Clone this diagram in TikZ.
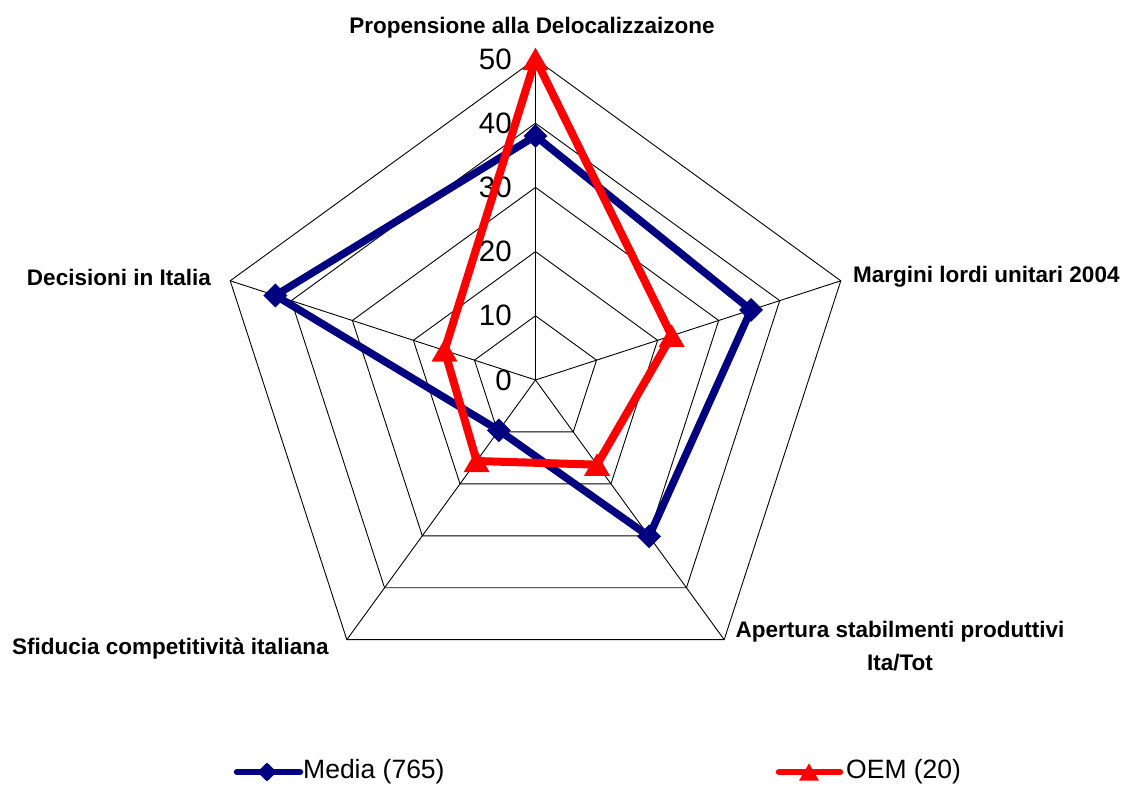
\documentclass[tikz,border=0pt]{standalone}
\usepackage{fontspec}
\setmainfont{Liberation Sans}
\usetikzlibrary{shapes.geometric}
\definecolor{navy}{RGB}{0,0,128}
\definecolor{oemred}{RGB}{255,0,0}
\tikzset{
  gridline/.style={draw=black, line width=0.9pt},
  axislab/.style={font=\fontsize{22.5}{33}\selectfont\bfseries, inner sep=0pt},
  numlab/.style={font=\fontsize{29.5}{32}\selectfont, inner sep=0pt, anchor=east},
  legtext/.style={font=\fontsize{26.5}{28}\selectfont, inner sep=0pt, anchor=west},
  medialine/.style={draw=navy, line width=7.5pt, line join=round},
  oemline/.style={draw=oemred, line width=8pt, line join=round},
  diamondmark/.style={diamond, fill=navy, inner sep=0pt, minimum width=24pt, minimum height=24pt},
  trimark/.style={regular polygon, regular polygon sides=3, fill=oemred, inner sep=0pt, minimum size=30pt, yshift=-3.7pt},
  legdiamond/.style={diamond, fill=navy, inner sep=0pt, minimum width=20pt, minimum height=19pt},
  legtri/.style={regular polygon, regular polygon sides=3, fill=oemred, inner sep=0pt, minimum size=23pt, yshift=-2.9pt}
}
\begin{document}
\begin{tikzpicture}[x=1pt,y=1pt]
\useasboundingbox (0,0) rectangle (1124,787);
\fill[white] (0,0) rectangle (1124,787);
\begin{scope}[shift={(535.5,407)}]
  \def\u{6.42}
  \coordinate (O) at (0,0);
  % grid rings
  \foreach \r in {10,20,30,40,50}{
    \draw[gridline] (90:{\r*\u}) -- (18:{\r*\u}) -- (-54:{\r*\u}) -- (-126:{\r*\u}) -- (162:{\r*\u}) -- cycle;
  }
  % spokes
  \coordinate (V1) at (90:{50*\u});
  \coordinate (V2) at (18:{50*\u});
  \coordinate (V3) at (-54:{50*\u});
  \coordinate (V4) at (-126:{50*\u});
  \coordinate (V5) at (162:{50*\u});
  \foreach \i in {1,...,5}{ \draw[gridline] (O) -- (V\i); }
  % scale labels
  \foreach \r in {0,10,20,30,40,50}{
    \node[numlab] (n\r) at (-23.5,{\r*\u}) {\r};
  }
  % Media series
  \coordinate (m1) at (90:{38*\u});
  \coordinate (m2) at (18:{35.3*\u});
  \coordinate (m3) at (-54:{30.1*\u});
  \coordinate (m4) at (-126:{9.7*\u});
  \coordinate (m5) at (162:{42.6*\u});
  \draw[medialine] (m1) -- (m2) -- (m3) -- (m4) -- (m5) -- cycle;
  \foreach \i in {1,...,5}{ \node[diamondmark] (dm\i) at (m\i) {}; }
  % OEM series
  \coordinate (o1) at (90:{50*\u});
  \coordinate (o2) at (18:{22.3*\u});
  \coordinate (o3) at (-54:{16.3*\u});
  \coordinate (o4) at (-126:{15.6*\u});
  \coordinate (o5) at (162:{14.9*\u});
  \draw[oemline] (o1) -- (o2) -- (o3) -- (o4) -- (o5) -- cycle;
  \foreach \i in {1,...,5}{ \node[trimark] (tm\i) at (o\i) {}; }
\end{scope}
% axis labels
\node[axislab] (l1) at (532,759) {Propensione alla Delocalizzaizone};
\node[axislab, anchor=west] (l2) at (853,510) {Margini lordi unitari 2004};
\node[axislab, align=center] (l3) at (900,141) {Apertura stabilmenti produttivi\\Ita/Tot};
\node[axislab, anchor=west] (l4) at (12,138) {Sfiducia competitività italiana};
\node[axislab, anchor=east] (l5) at (211,510) {Decisioni in Italia};
% legend
\coordinate (la) at (237,15);
\coordinate (lb) at (300,15);
\draw[medialine, line width=6.5pt, line cap=round] (la) -- (lb);
\node[legdiamond] (ld) at (267,15) {};
\node[legtext] (lt1) at (303,15) {Media (765)};
\coordinate (lc) at (779,15);
\coordinate (ld2) at (840,15);
\draw[oemline, line width=6.5pt, line cap=round] (lc) -- (ld2);
\node[legtri] (ltr) at (809,15) {};
\node[legtext] (lt2) at (846,15) {OEM (20)};
\end{tikzpicture}
\end{document}
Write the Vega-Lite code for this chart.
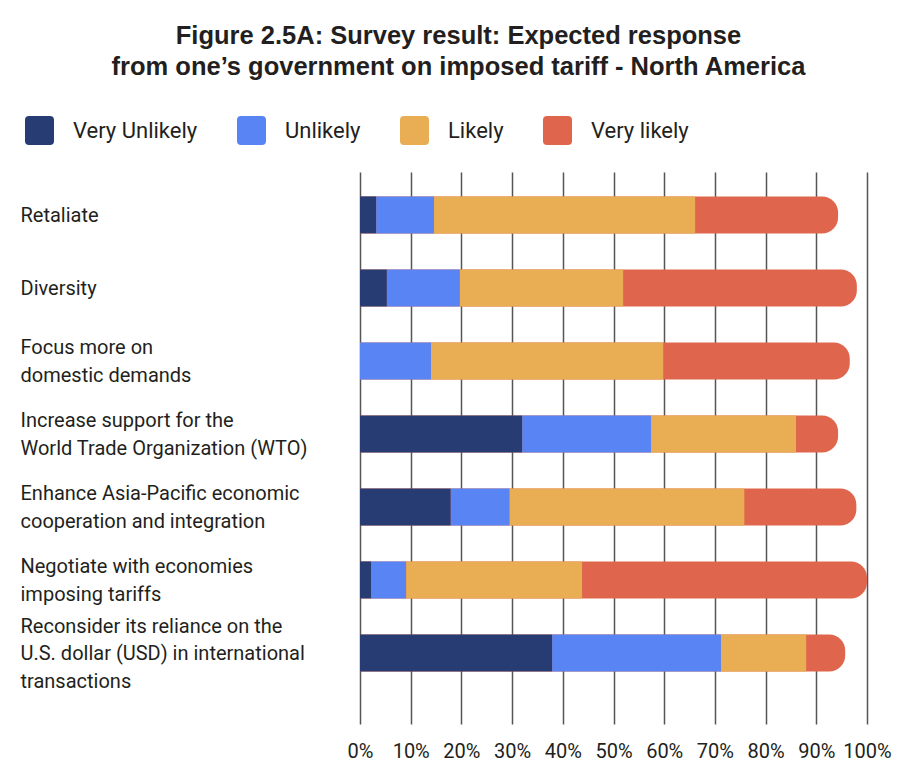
{
  "$schema": "https://vega.github.io/schema/vega-lite/v6.json",
  "width": 507,
  "height": 552,
  "autosize": {"type": "none"},
  "padding": {"left": 360, "top": 172, "right": 43, "bottom": 46},
  "background": "white",
  "title": {
    "text": ["Figure 2.5A: Survey result: Expected response", "from one’s government on imposed tariff - North America"],
    "font": "Liberation Sans",
    "fontSize": 25.5,
    "fontWeight": "bold",
    "color": "#231f20",
    "anchor": "middle",
    "frame": "group",
    "dx": -155,
    "lineHeight": 31,
    "offset": 36
  },
  "data": {
    "values": [
      {"q": "Retaliate", "r": "Very Unlikely", "v": 3.2},
      {"q": "Retaliate", "r": "Unlikely", "v": 11.4},
      {"q": "Retaliate", "r": "Likely", "v": 51.5},
      {"q": "Retaliate", "r": "Very likely", "v": 28.2},
      {"q": "Diversity", "r": "Very Unlikely", "v": 5.3},
      {"q": "Diversity", "r": "Unlikely", "v": 14.4},
      {"q": "Diversity", "r": "Likely", "v": 32.2},
      {"q": "Diversity", "r": "Very likely", "v": 46.1},
      {"q": "Focus more on|domestic demands", "r": "Very Unlikely", "v": 0},
      {"q": "Focus more on|domestic demands", "r": "Unlikely", "v": 14.0},
      {"q": "Focus more on|domestic demands", "r": "Likely", "v": 45.8},
      {"q": "Focus more on|domestic demands", "r": "Very likely", "v": 36.8},
      {"q": "Increase support for the|World Trade Organization (WTO)", "r": "Very Unlikely", "v": 32.0},
      {"q": "Increase support for the|World Trade Organization (WTO)", "r": "Unlikely", "v": 25.4},
      {"q": "Increase support for the|World Trade Organization (WTO)", "r": "Likely", "v": 28.6},
      {"q": "Increase support for the|World Trade Organization (WTO)", "r": "Very likely", "v": 8.3},
      {"q": "Enhance Asia-Pacific economic|cooperation and integration", "r": "Very Unlikely", "v": 17.9},
      {"q": "Enhance Asia-Pacific economic|cooperation and integration", "r": "Unlikely", "v": 11.6},
      {"q": "Enhance Asia-Pacific economic|cooperation and integration", "r": "Likely", "v": 46.3},
      {"q": "Enhance Asia-Pacific economic|cooperation and integration", "r": "Very likely", "v": 22.1},
      {"q": "Negotiate with economies|imposing tariffs", "r": "Very Unlikely", "v": 2.2},
      {"q": "Negotiate with economies|imposing tariffs", "r": "Unlikely", "v": 6.9},
      {"q": "Negotiate with economies|imposing tariffs", "r": "Likely", "v": 34.7},
      {"q": "Negotiate with economies|imposing tariffs", "r": "Very likely", "v": 56.2},
      {"q": "Reconsider its reliance on the|U.S. dollar (USD) in international|transactions", "r": "Very Unlikely", "v": 37.9},
      {"q": "Reconsider its reliance on the|U.S. dollar (USD) in international|transactions", "r": "Unlikely", "v": 33.3},
      {"q": "Reconsider its reliance on the|U.S. dollar (USD) in international|transactions", "r": "Likely", "v": 16.8},
      {"q": "Reconsider its reliance on the|U.S. dollar (USD) in international|transactions", "r": "Very likely", "v": 7.7}
    ]
  },
  "encoding": {
    "y": {
      "field": "q",
      "type": "nominal",
      "sort": ["Retaliate", "Diversity", "Focus more on|domestic demands", "Increase support for the|World Trade Organization (WTO)", "Enhance Asia-Pacific economic|cooperation and integration", "Negotiate with economies|imposing tariffs", "Reconsider its reliance on the|U.S. dollar (USD) in international|transactions"],
      "scale": {"paddingInner": 0.493, "paddingOuter": 0.527, "align": 0.317},
      "axis": {
        "title": null,
        "domain": false,
        "ticks": false,
        "grid": false,
        "labelAlign": "left",
        "labelBaseline": "middle",
        "labelPadding": 340,
        "labelFont": "Roboto",
        "labelFontSize": 20,
        "labelLineHeight": 27.5,
        "labelColor": "#231f20",
        "labelLimit": 400,
        "labelOffset": {
          "condition": [
            {"test": "length(split(datum.label, '|')) == 2", "value": -12.5},
            {"test": "length(split(datum.label, '|')) == 3", "value": -26}
          ],
          "value": 1.5
        },
        "labelExpr": "split(datum.label, '|')"
      }
    }
  },
  "layer": [
    {
      "mark": {"type": "bar", "cornerRadiusEnd": 16},
      "encoding": {
        "x": {
          "aggregate": "sum",
          "field": "v",
          "type": "quantitative",
          "stack": null,
          "scale": {"domain": [0, 100]},
          "axis": {
            "title": null,
            "values": [0, 10, 20, 30, 40, 50, 60, 70, 80, 90, 100],
            "labelExpr": "datum.value + '%'",
            "domain": false,
            "ticks": false,
            "grid": true,
            "gridColor": "#555555",
            "gridWidth": 1.5,
            "labelFont": "Roboto",
            "labelFontSize": 20,
            "labelColor": "#231f20",
            "labelPadding": 17,
            "labelFlush": false
          }
        },
        "color": {
          "datum": "Very likely",
          "type": "nominal",
          "scale": {
            "domain": ["Very Unlikely", "Unlikely", "Likely", "Very likely"],
            "range": ["#263c73", "#5984f4", "#e9ad53", "#df664d"]
          },
          "legend": {
            "title": null,
            "orient": "none",
            "direction": "horizontal",
            "legendX": -335,
            "legendY": -56,
            "symbolType": "M-0.72,-1L0.72,-1Q1,-1 1,-0.72L1,0.72Q1,1 0.72,1L-0.72,1Q-1,1 -1,0.72L-1,-0.72Q-1,-1 -0.72,-1Z",
            "symbolSize": 841,
            "symbolStrokeWidth": 0,
            "symbolOpacity": 1,
            "labelFont": "Roboto",
            "labelFontSize": 22,
            "labelColor": "#231f20",
            "labelOffset": 19,
            "columnPadding": 39,
            "labelLimit": 300
          }
        }
      }
    },
    {
      "transform": [{"filter": "datum.r !== 'Very likely'"}],
      "mark": {"type": "bar"},
      "encoding": {
        "x": {"field": "v", "type": "quantitative", "stack": "zero"},
        "order": {"field": "r", "sort": "descending"},
        "color": {
          "field": "r",
          "type": "nominal",
          "legend": {"title": null}
        }
      }
    }
  ],
  "config": {"view": {"stroke": null}, "legend": {"title": null}}
}
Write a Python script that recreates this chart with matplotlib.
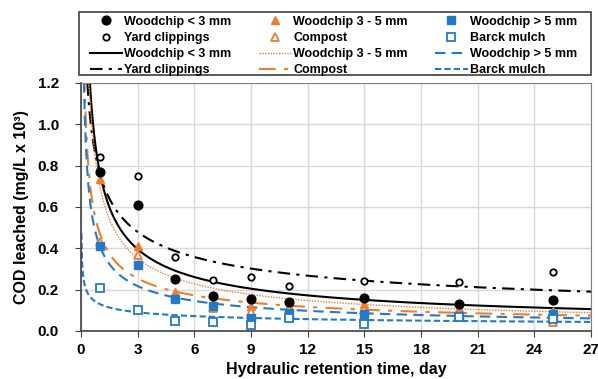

★ ★ ★ ★ ★

BRIEF » List all lines from the entries that include the word "this".

TASK RESPONSE »
Clone this diagram in TikZ.
Write the Vega-Lite code for this chart.
Write a Python script that recreates this chart with matplotlib.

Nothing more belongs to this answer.